# WRITTEN REQUEST
Return the listing below verbatim. Pictures do not belong in the copy.

━━━━━━━━━━

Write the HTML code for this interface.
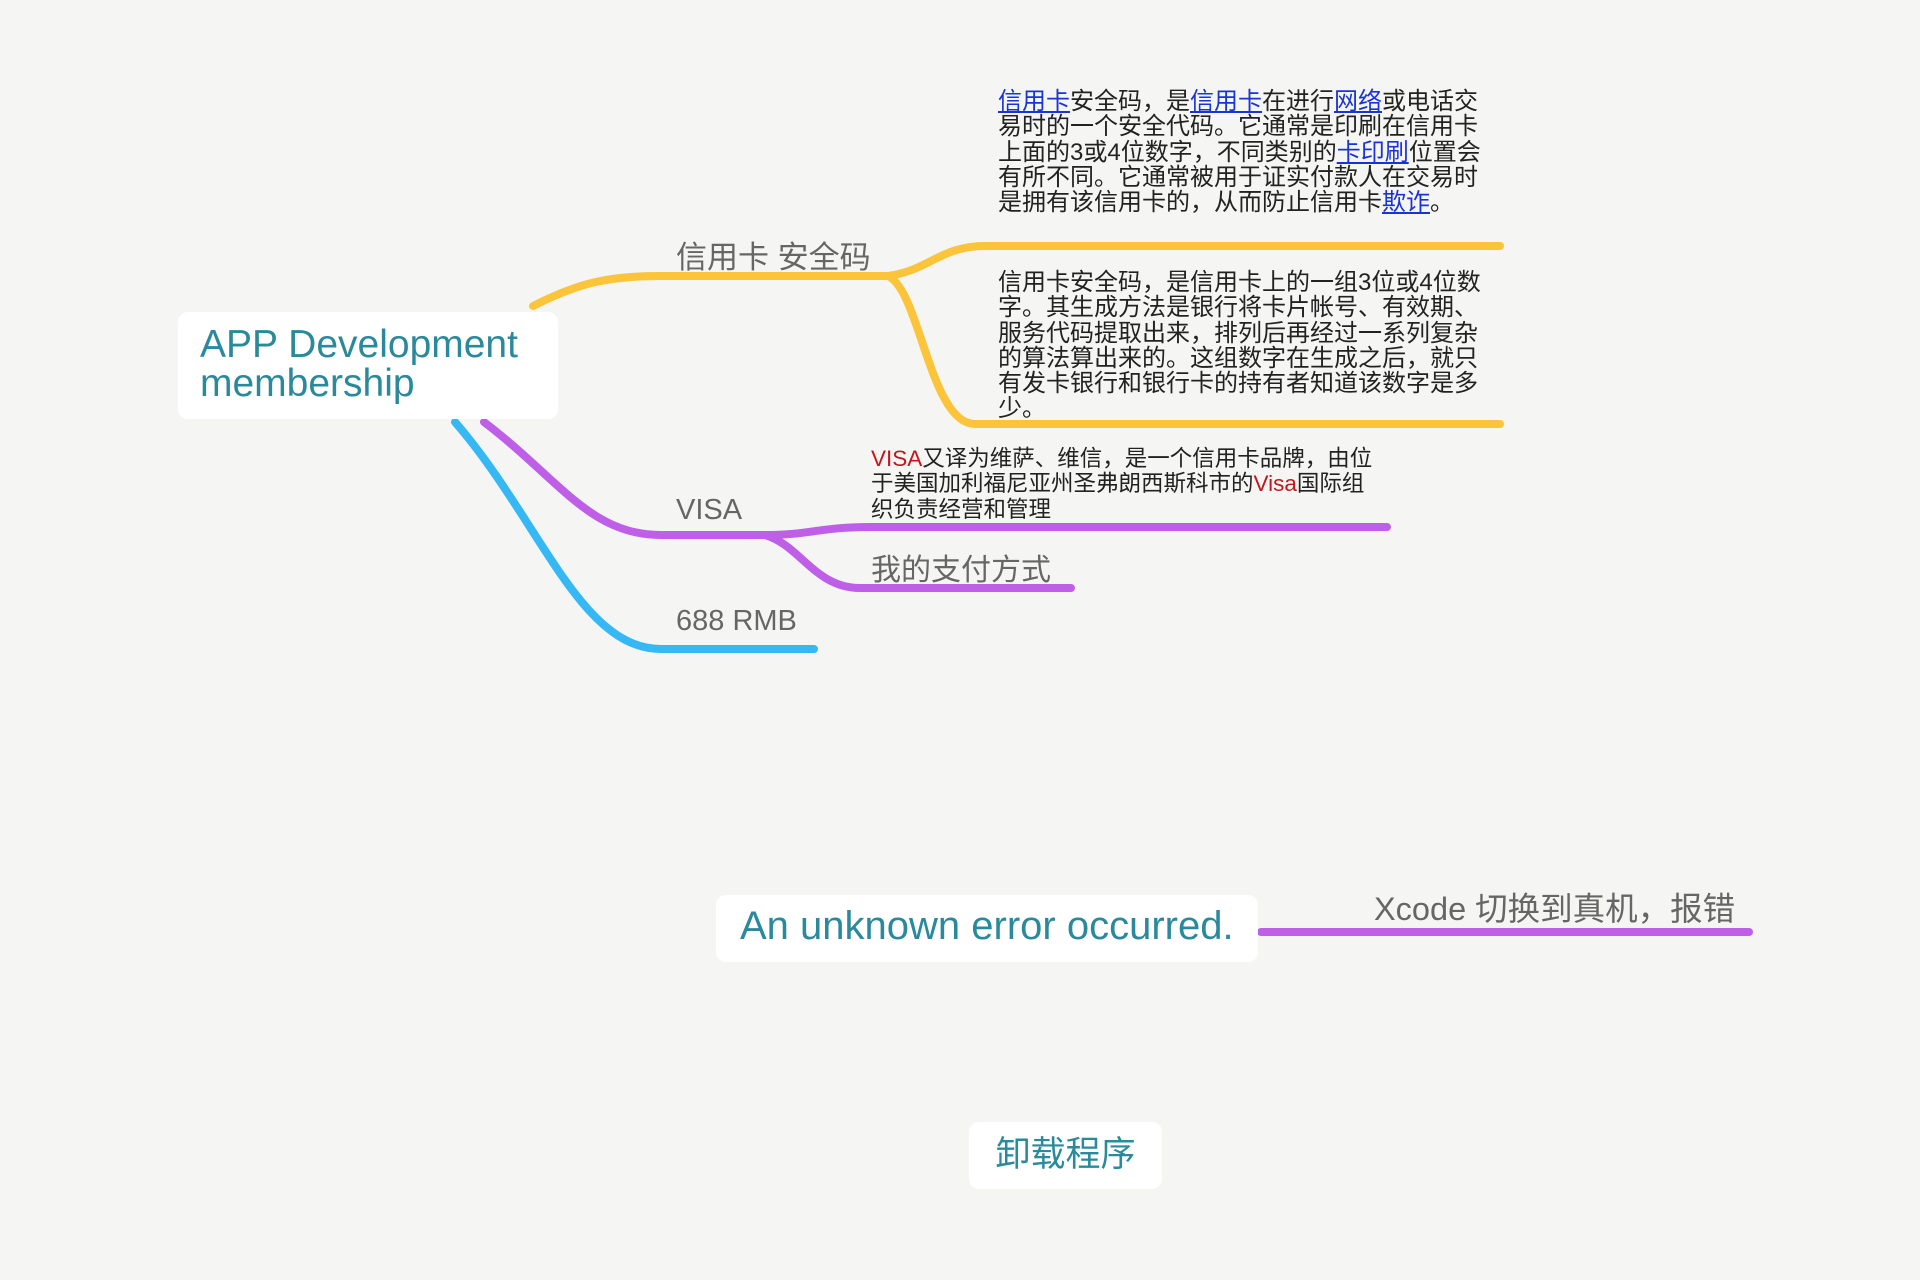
<!DOCTYPE html>
<html><head><meta charset="utf-8"><style>
html,body{margin:0;padding:0;background:#f5f6f4;}
body{width:1920px;height:1280px;position:relative;overflow:hidden;font-family:"Liberation Sans","Noto Sans CJK SC",sans-serif;}
.box{position:absolute;background:#fff;border-radius:10px;}
.t{position:absolute;white-space:nowrap;}
.teal{color:#2a8a9c;}
.lbl{color:#666;font-size:29px;}
.para{position:absolute;font-size:24px;line-height:25.3px;color:#222;white-space:nowrap;}
.para a{color:#1a33d6;text-decoration:underline;}
.red{color:#c4161c;}
</style></head><body>
<svg width="1920" height="1280" style="position:absolute;left:0;top:0" fill="none" stroke-linecap="round">
<g stroke="#fcc43a" stroke-width="8">
<path d="M533 306 C580 282 610 276 661 276 L888 276"/>
<path d="M888 276 C930 270 940 246 985 246 L1500 246"/>
<path d="M888 276 C920 290 930 424 975 424 L1500 424"/>
</g>
<g stroke="#bf5fe8" stroke-width="8">
<path d="M484 422 C560 480 590 535 661 535 L765 535"/>
<path d="M765 535 C810 535 820 527 870 527 L1387 527"/>
<path d="M765 535 C800 545 815 588 860 588 L1071 588"/>
<path d="M1261 932 L1749 932"/>
</g>
<g stroke="#36b8f5" stroke-width="8">
<path d="M455 422 C540 520 580 649 661 649 L814 649"/>
</g>
</svg>
<div class="box" style="left:178px;top:312px;width:380px;height:107px"></div>
<div class="t teal" style="left:200px;top:325px;font-size:39px;line-height:39px">APP Development<br>membership</div>

<div class="t lbl" style="left:676px;top:232px;font-size:31px">信用卡 安全码</div>
<div class="para" style="left:998px;top:89px">
<a>信用卡</a>安全码，是<a>信用卡</a>在进行<a>网络</a>或电话交<br>易时的一个安全代码。它通常是印刷在信用卡<br>上面的3或4位数字，不同类别的<a>卡印刷</a>位置会<br>有所不同。它通常被用于证实付款人在交易时<br>是拥有该信用卡的，从而防止信用卡<a>欺诈</a>。</div>
<div class="para" style="left:998px;top:270px">信用卡安全码，是信用卡上的一组3位或4位数<br>字。其生成方法是银行将卡片帐号、有效期、<br>服务代码提取出来，排列后再经过一系列复杂<br>的算法算出来的。这组数字在生成之后，就只<br>有发卡银行和银行卡的持有者知道该数字是多<br>少。</div>

<div class="t lbl" style="left:676px;top:494px">VISA</div>
<div class="para" style="left:871px;top:446px;font-size:22.5px"><span class="red">VISA</span>又译为维萨、维信，是一个信用卡品牌，由位<br>于美国加利福尼亚州圣弗朗西斯科市的<span class="red">Visa</span>国际组<br>织负责经营和管理</div>
<div class="t lbl" style="left:871px;top:545px;font-size:30px">我的支付方式</div>
<div class="t lbl" style="left:676px;top:605px">688 RMB</div>

<div class="box" style="left:716px;top:895px;width:542px;height:67px"></div>
<div class="t teal" style="left:740px;top:903px;font-size:40px;line-height:46px">An unknown error occurred.</div>
<div class="t lbl" style="left:1374px;top:883px;font-size:32.5px">Xcode 切换到真机，报错</div>

<div class="box" style="left:969px;top:1122px;width:193px;height:67px"></div>
<div class="t teal" style="left:969px;top:1132px;width:193px;text-align:center;font-size:35px;line-height:46px">卸载程序</div>
</body></html>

━━━━━━━━━━

# TASK OUTPUT
Write the HTML code for this interface.
<!DOCTYPE html>
<html><head><meta charset="utf-8"><style>
html,body{margin:0;padding:0;background:#f5f6f4;}
body{width:1920px;height:1280px;position:relative;overflow:hidden;font-family:"Liberation Sans","Noto Sans CJK SC",sans-serif;}
.box{position:absolute;background:#fff;border-radius:10px;}
.t{position:absolute;white-space:nowrap;}
.teal{color:#2a8a9c;}
.lbl{color:#666;font-size:29px;}
.para{position:absolute;font-size:24px;line-height:25.3px;color:#222;white-space:nowrap;}
.para a{color:#1a33d6;text-decoration:underline;}
.red{color:#c4161c;}
</style></head><body>
<svg width="1920" height="1280" style="position:absolute;left:0;top:0" fill="none" stroke-linecap="round">
<g stroke="#fcc43a" stroke-width="8">
<path d="M533 306 C580 282 610 276 661 276 L888 276"/>
<path d="M888 276 C930 270 940 246 985 246 L1500 246"/>
<path d="M888 276 C920 290 930 424 975 424 L1500 424"/>
</g>
<g stroke="#bf5fe8" stroke-width="8">
<path d="M484 422 C560 480 590 535 661 535 L765 535"/>
<path d="M765 535 C810 535 820 527 870 527 L1387 527"/>
<path d="M765 535 C800 545 815 588 860 588 L1071 588"/>
<path d="M1261 932 L1749 932"/>
</g>
<g stroke="#36b8f5" stroke-width="8">
<path d="M455 422 C540 520 580 649 661 649 L814 649"/>
</g>
</svg>
<div class="box" style="left:178px;top:312px;width:380px;height:107px"></div>
<div class="t teal" style="left:200px;top:325px;font-size:39px;line-height:39px">APP Development<br>membership</div>

<div class="t lbl" style="left:676px;top:232px;font-size:31px">信用卡 安全码</div>
<div class="para" style="left:998px;top:89px">
<a>信用卡</a>安全码，是<a>信用卡</a>在进行<a>网络</a>或电话交<br>易时的一个安全代码。它通常是印刷在信用卡<br>上面的3或4位数字，不同类别的<a>卡印刷</a>位置会<br>有所不同。它通常被用于证实付款人在交易时<br>是拥有该信用卡的，从而防止信用卡<a>欺诈</a>。</div>
<div class="para" style="left:998px;top:270px">信用卡安全码，是信用卡上的一组3位或4位数<br>字。其生成方法是银行将卡片帐号、有效期、<br>服务代码提取出来，排列后再经过一系列复杂<br>的算法算出来的。这组数字在生成之后，就只<br>有发卡银行和银行卡的持有者知道该数字是多<br>少。</div>

<div class="t lbl" style="left:676px;top:494px">VISA</div>
<div class="para" style="left:871px;top:446px;font-size:22.5px"><span class="red">VISA</span>又译为维萨、维信，是一个信用卡品牌，由位<br>于美国加利福尼亚州圣弗朗西斯科市的<span class="red">Visa</span>国际组<br>织负责经营和管理</div>
<div class="t lbl" style="left:871px;top:545px;font-size:30px">我的支付方式</div>
<div class="t lbl" style="left:676px;top:605px">688 RMB</div>

<div class="box" style="left:716px;top:895px;width:542px;height:67px"></div>
<div class="t teal" style="left:740px;top:903px;font-size:40px;line-height:46px">An unknown error occurred.</div>
<div class="t lbl" style="left:1374px;top:883px;font-size:32.5px">Xcode 切换到真机，报错</div>

<div class="box" style="left:969px;top:1122px;width:193px;height:67px"></div>
<div class="t teal" style="left:969px;top:1132px;width:193px;text-align:center;font-size:35px;line-height:46px">卸载程序</div>
</body></html>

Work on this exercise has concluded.